As some of the leaders of the Chicago Teachers Union began calling for an "action" for April 1, 2016, the question began being discussed as to (a) whether the action is to be a strike and (b) Just why are people going to be ON STRIKE on April Fool's Day (for one day?), which would result in (c) those who didn't participate being SCABS.

The question now before the 28,000 members of the CTU is: how is the Chicago Teachers Union going to identify scabs and follow our historical and legal reality in the face of those activities by men and women who, today, are our union brothers and sisters? Will April 1, 2016 find picket lines held by union members under the leadership of union delegates at every school? Will the union's offices be staffed to receive the SCAB lists that day from those on the picket lines?

As of the beginnings of these discussions in early March 2016, the CTU leadership was apparently pushing and pulling the 28,000 members of the CTU towards what I called "this April Fool's Day thingy" because the leadership at every level from downtown to the local school delegate -- legally and in honor of our union's militant history and traditions -- needs to be ready to answer those questions before and during the House of Delegates meeting. A House of Delegates meeting is scheduled for March 23, 2016.

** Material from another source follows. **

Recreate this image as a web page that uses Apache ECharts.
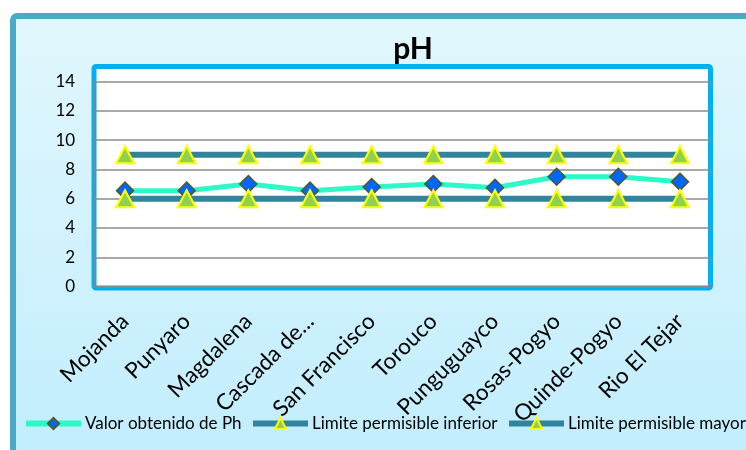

Some of the "communications" stuff that took place in early has been insulting to the members and to the historical traditions of the CTU as a fighting union. The members deserve the "transparency" that was one of the reasons why the current leadership was first elected in 2010. As of March 15, 2016, many of these questions remain unanswered, but one thing is clear:

A SCAB is a vile thing to be, but almost as bad is the confusion that arises when things get murky in the face of the realities of, say, 2016.